SCRABBLE, ANYONE?

This story is about a ninety-six-year-old woman. I promise, however, it is not one of those heart-warming, tear-inducing tales of sweetness and light, of life gone by and now only the basis for retrospective adulation. No, this nonagenarian is still tough-minded and forceful, and can only be overcome by her opponents with intelligence, patience and what she would doubtless declare to be a lot of luck.
Rose Galfand is a Scrabble fanatic. She has rendered opponents miserable over a period longer than most people live. This woman, who never attended college, and studied shorthand as the high-point of her academic career, knows every letter of the Greek, Egyptian and Hebrew alphabets. She knows the monetary units of Latvia and Cambodia, and the spelling of every word that starts with “Q” and does not contain a “U.”
“Qat,” she explains, when questioned, “is the mild narcotic chewed by the male inhabitants of Yemen.”
Rose was not expected to live into the twenty-first century. In fact, persistent tuberculosis kept her bedridden for years in her late teens and provided an anxious drumbeat for her family throughout the 1930’s, when additional depressing circumstances were neither needed nor deserved.

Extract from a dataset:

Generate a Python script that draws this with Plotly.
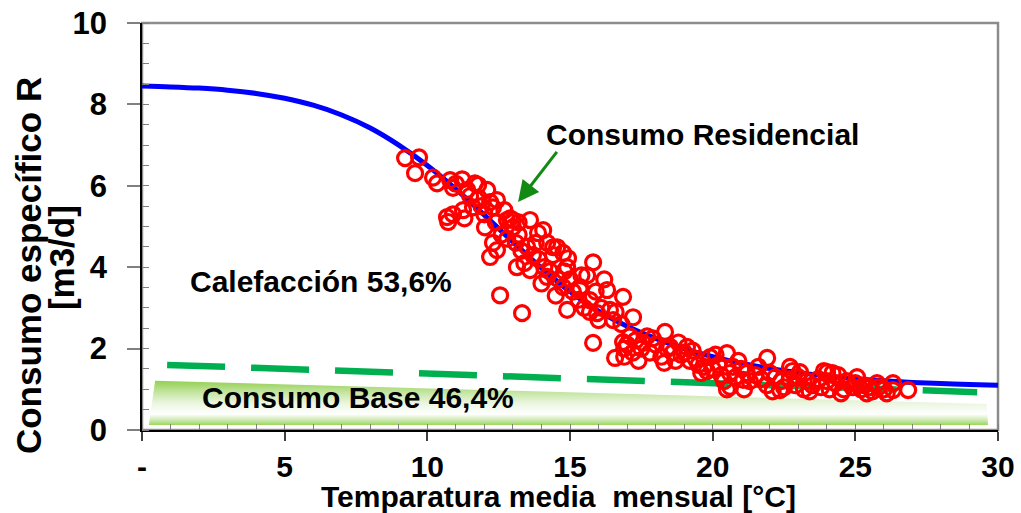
import plotly.graph_objects as go

# ---------------- data ----------------
curve_x = list(range(0, 31))
curve_y = [8.45, 8.43, 8.40, 8.35, 8.27, 8.15, 7.98, 7.74, 7.42, 7.00,
           6.50, 5.92, 5.28, 4.62, 3.98, 3.40, 2.92, 2.55, 2.25, 2.00,
           1.80, 1.64, 1.51, 1.41, 1.33, 1.26, 1.21, 1.17, 1.14, 1.12, 1.10]

temp_x = [9.22, 9.71, 9.57, 10.34, 10.80, 11.22, 11.67, 11.78, 10.69, 10.73,
          11.25, 11.60, 12.20, 12.44, 12.02, 12.20, 12.44, 12.79, 13.00, 13.60,
          14.06, 13.14, 13.60, 14.41, 14.76, 12.55, 13.32, 12.30, 13.00, 13.88,
          14.55, 14.93, 15.81, 14.20, 14.90, 15.70, 16.30, 16.86, 17.21, 15.95,
          16.51, 15.35, 14.76, 15.35, 16.40, 15.81, 16.58, 16.86, 17.56, 18.33,
          18.51, 19.10, 19.91, 20.50, 20.61, 20.71, 21.07, 21.91, 22.71, 23.06,
          24.01, 25.06, 25.76, 26.32, 26.85, 26.32, 22.36,
          10.2, 10.9, 11.0, 11.4, 11.5, 11.9, 12.0, 11.3, 10.9, 12.4,
          12.6, 12.3, 12.8, 13.1, 13.3, 13.2, 13.5, 13.7, 13.4, 13.9,
          14.1, 14.3, 14.0, 14.6, 14.8, 15.0, 15.1, 15.3, 14.5, 15.5,
          15.7, 15.9, 16.1, 16.0, 16.6, 16.2, 15.6, 14.4, 13.8, 12.9,
          12.7, 13.2, 11.8, 12.1, 14.2, 14.9, 15.4, 16.8,
          16.9, 17.0, 17.2, 17.3, 17.5, 17.7, 17.8, 18.0, 18.2, 18.4,
          18.6, 18.7, 18.9, 19.0, 19.2, 19.4, 19.5, 19.7, 19.8, 17.1,
          17.9, 18.8, 19.3, 16.9, 17.4, 18.3, 19.6, 20.0, 20.2, 20.3,
          20.4, 20.6, 20.8, 21.0, 21.2, 21.3, 21.5, 21.7, 21.9, 22.0,
          22.2, 22.4, 22.5, 22.7, 22.9, 23.0, 23.2, 23.3, 23.5, 23.7,
          23.8, 24.0, 24.1, 24.3, 24.4, 24.6, 24.7, 24.9, 25.0, 25.2,
          25.3, 25.5, 25.6, 25.8, 26.0, 26.1, 24.2, 23.9, 22.8, 21.6,
          20.9, 20.1, 20.5, 21.1, 22.1, 23.4, 24.5, 25.4]
cons_y = [6.68, 6.70, 6.31, 6.06, 6.14, 6.16, 6.06, 6.02, 5.23, 5.11,
          5.40, 5.47, 5.60, 5.65, 4.98, 4.25, 4.42, 5.16, 4.98, 5.16,
          4.91, 4.00, 3.93, 4.49, 4.35, 3.31, 2.87, 5.47, 5.16, 4.84,
          4.49, 4.22, 4.12, 3.76, 2.95, 3.19, 3.44, 3.27, 2.77, 2.87,
          2.70, 3.51, 3.51, 3.44, 2.95, 2.14, 1.77, 2.16, 2.14, 2.41,
          2.04, 2.04, 1.79, 1.89, 1.06, 1.55, 1.23, 1.77, 1.55, 1.42,
          1.42, 1.30, 1.15, 1.15, 0.98, 0.98, 0.98,
          6.2, 5.95, 6.05, 5.9, 5.75, 5.5, 5.3, 5.2, 5.3, 5.1,
          4.8, 4.6, 4.7, 4.6, 4.4, 4.8, 4.5, 4.3, 4.1, 4.2,
          4.0, 3.9, 3.6, 3.7, 3.9, 3.7, 3.4, 3.2, 3.3, 3.0,
          2.9, 3.4, 3.0, 2.7, 2.9, 3.7, 3.8, 4.3, 4.6, 5.2,
          5.4, 5.1, 5.7, 5.9, 4.6, 4.0, 3.8, 2.6,
          2.0, 2.1, 1.9, 2.2, 2.0, 2.3, 1.9, 2.1, 1.8, 2.0,
          1.9, 1.7, 1.85, 1.9, 1.7, 1.75, 1.6, 1.55, 1.45, 2.3,
          2.25, 2.15, 1.95, 1.8, 1.7, 1.65, 1.4, 1.5, 1.6, 1.35,
          1.2, 1.4, 1.3, 1.5, 1.4, 1.2, 1.35, 1.25, 1.1, 1.4,
          1.3, 1.2, 1.05, 1.25, 1.1, 1.3, 1.0, 1.2, 1.1, 1.25,
          1.05, 1.2, 1.0, 1.15, 1.35, 1.0, 1.2, 1.05, 1.15, 1.0,
          1.1, 1.05, 0.95, 1.05, 1.0, 0.9, 1.4, 1.45, 1.45, 1.55,
          1.7, 1.85, 1.0, 1.0, 0.95, 0.95, 0.9, 0.9]

base_line_x = [0.88, 29.27]
base_line_y = [1.60, 0.93]

band_x = [0.24, 0.46, 29.6, 29.65, 0.24]
band_y = [0.12, 1.21, 0.64, 0.12, 0.12]

x_tickvals = [0, 5, 10, 15, 20, 25, 30]
x_ticktext = ["-", "5", "10", "15", "20", "25", "30"]
y_tickvals = [0, 2, 4, 6, 8, 10]

FONT = "Liberation Sans, Arial, sans-serif"

fig = go.Figure()

fig.add_trace(go.Scatter(
    x=band_x, y=band_y, mode="lines", fill="toself",
    line=dict(width=0, color="rgba(0,0,0,0)"),
    fillgradient=dict(type="vertical",
                      colorscale=[[0, "#9ad65a"], [0.12, "#cfeab5"], [0.25, "#ffffff"],
                                  [0.5, "#eaf5df"], [0.75, "#c2e49e"], [1, "#92d050"]]),
    hoverinfo="skip", showlegend=False))

fig.add_trace(go.Scatter(
    x=base_line_x, y=base_line_y, mode="lines",
    line=dict(color="#00b050", width=6.5, dash="58px,26px"),
    showlegend=False))

fig.add_trace(go.Scatter(
    x=curve_x, y=curve_y, mode="lines",
    line=dict(color="#0000ff", width=5, shape="spline"),
    showlegend=False))

fig.add_trace(go.Scatter(
    x=temp_x, y=cons_y, mode="markers",
    marker=dict(symbol="circle-open", size=15, color="#ff0000",
                line=dict(width=3.2, color="#ff0000")),
    showlegend=False))

tfont = dict(family=FONT, size=30, color="black", weight="bold")

fig.add_annotation(x=19.65, y=7.27, text="Consumo Residencial", showarrow=False,
                   font=tfont, xanchor="center", yanchor="middle")
fig.add_annotation(x=6.29, y=3.66, text="Calefacción 53,6%", showarrow=False,
                   font=tfont, xanchor="center", yanchor="middle")
fig.add_annotation(x=7.57, y=0.80, text="Consumo Base 46,4%", showarrow=False,
                   font=tfont, xanchor="center", yanchor="middle")
# arrow
fig.add_annotation(x=13.18, y=5.6, ax=14.58, ay=6.87, axref="x", ayref="y",
                   xref="x", yref="y", text="", showarrow=True,
                   arrowhead=2, arrowsize=1.4, arrowwidth=3, arrowcolor="#138a13")

# y-axis title lines
yfont = dict(family=FONT, size=35, color="black", weight="bold")
fig.add_annotation(xref="paper", yref="paper", x=(28 - 142) / 856, y=0.4027,
                   text="Consumo específico R", textangle=-90, showarrow=False,
                   font=yfont, xanchor="center", yanchor="middle")
fig.add_annotation(xref="paper", yref="paper", x=(61 - 142) / 856, y=0.4223,
                   text="[m3/d]", textangle=-90, showarrow=False,
                   font=yfont, xanchor="center", yanchor="middle")
# x-axis title
fig.add_annotation(xref="paper", yref="paper", x=0.487, y=-0.163,
                   text="Temparatura media\u00a0 mensual [°C]", showarrow=False,
                   font=tfont, xanchor="center", yanchor="middle")

# gray frame top/right
fig.add_shape(type="rect", xref="paper", yref="paper", x0=0, x1=1, y0=0, y1=1,
              line=dict(color="#8c8c8c", width=2.5), layer="below")

fig.update_layout(
    width=1021, height=513,
    margin=dict(l=142, r=23, t=23, b=83, autoexpand=False),
    plot_bgcolor="white", paper_bgcolor="white",
    xaxis=dict(range=[0, 30], tickvals=x_tickvals, ticktext=x_ticktext,
               automargin=False,
               showgrid=False, zeroline=False,
               showline=True, linecolor="black", linewidth=1.5,
               ticks="outside", ticklen=9, tickwidth=1.5, tickcolor="#404040",
               minor=dict(ticks="inside", dtick=1, ticklen=6, tickcolor="#808080", tickwidth=1),
               tickfont=dict(family=FONT, size=30, color="black", weight="bold")),
    yaxis=dict(range=[0, 10], tickvals=y_tickvals,
               automargin=False,
               showgrid=False, zeroline=False,
               showline=True, linecolor="black", linewidth=1.5,
               ticks="outside", ticklen=13, tickwidth=1.5, tickcolor="#808080",
               ticklabelstandoff=14,
               minor=dict(ticks="inside", dtick=0.5, ticklen=7, tickcolor="#808080", tickwidth=1),
               tickfont=dict(family=FONT, size=31, color="black", weight="bold")),
)

fig.write_html("out.html",
               config={"displayModeBar": False},
               post_script="document.body.style.margin='0';document.body.style.overflow='hidden';")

While she was ill, an aspiring librarian named Sidney visited nearly every day. Rose initially referred to him as “The Nebish,” a word that hardly requires translation – it is not a compliment. He came to sit by her bed.
“Go away,” she said.
“No, honey-bun,” he replied.
“You’re bothering me,” she said.
“But I adore you, dearest,” he said, not the least bit discouraged.
He reached for her hand. She pulled it away.
“Please leave me alone,” she said.
Over many months, Sidney’s sheer persistence wore away her defenses. When they were married, the ceremony took place in the bedroom. Rose’s mother cried throughout the ceremony, perhaps for joy, but perhaps also for concern that her daughter would not survive. Sidney’s parents were livid, certain that their son was foolishly falling into a hopeless situation.
Defying the predictions of her doctors, Rose survived; she emerged from bed several months after the wedding. She found work as a secretary and, eventually, raised two daughters. She ran her household while Sidney rose up in the hierarchy of Philadelphia’s library system. Since money was never abundant, Rose decorated their home with art and crafts she had made herself. With Sidney’s dutiful help, she created beautiful gardens filled, appropriately, with rose bushes. As they progressed through life together, Rose came to appreciate the gift of Sidney’s love; yet, she never failed to roll her eyes at Sidney’s endearments, even while she luxuriated in them.
“Sweetheart,” he said, “let me rub your back.”
“If you want to,” she said, moving closer.
“Darling, can I make you some tea?” he asked.
“If it’s not too much trouble,” she said.
Decades before the evolution of “the sensitive male,” Sidney set an insurmountable standard for husbands. He died after sixty years of marriage. Rose mourned for her husband and it would have been understandable if she had faltered. But Rose carries on, full of “piss and vinegar,” to quote one of her favorite phrases. Though she has other interests, she has made a virtual religion of conservative, defensive-minded Scrabble. Accordingly, she pronounces principles that may as well be set on a tablet and carried down from a mountaintop.
“Never get stuck with a V or a C,” she instructs. “Always block the triple word spaces. Don’t squander an H or an F.”
When you play against Rose, she gums up the board with so many little words that it is nearly impossible to attach anything. If you take more than a moment to think, she is apt to drum her fingers and declare, forlornly: “You’re wearing me out.”
Rose is gracious in victory, not so much in defeat. “You had all the good letters,” she will note. “You really know how to pick.”
Rose is not apt to dwell on her longevity or to seek profound answers to the mystery of the meaning of life. “Life is like a Scrabble game,” she maintains. “You either get good letters or you don’t. Either way, you have to play them intelligently. And, if you happen to pick up an S, which I hardly ever do, don’t waste it.”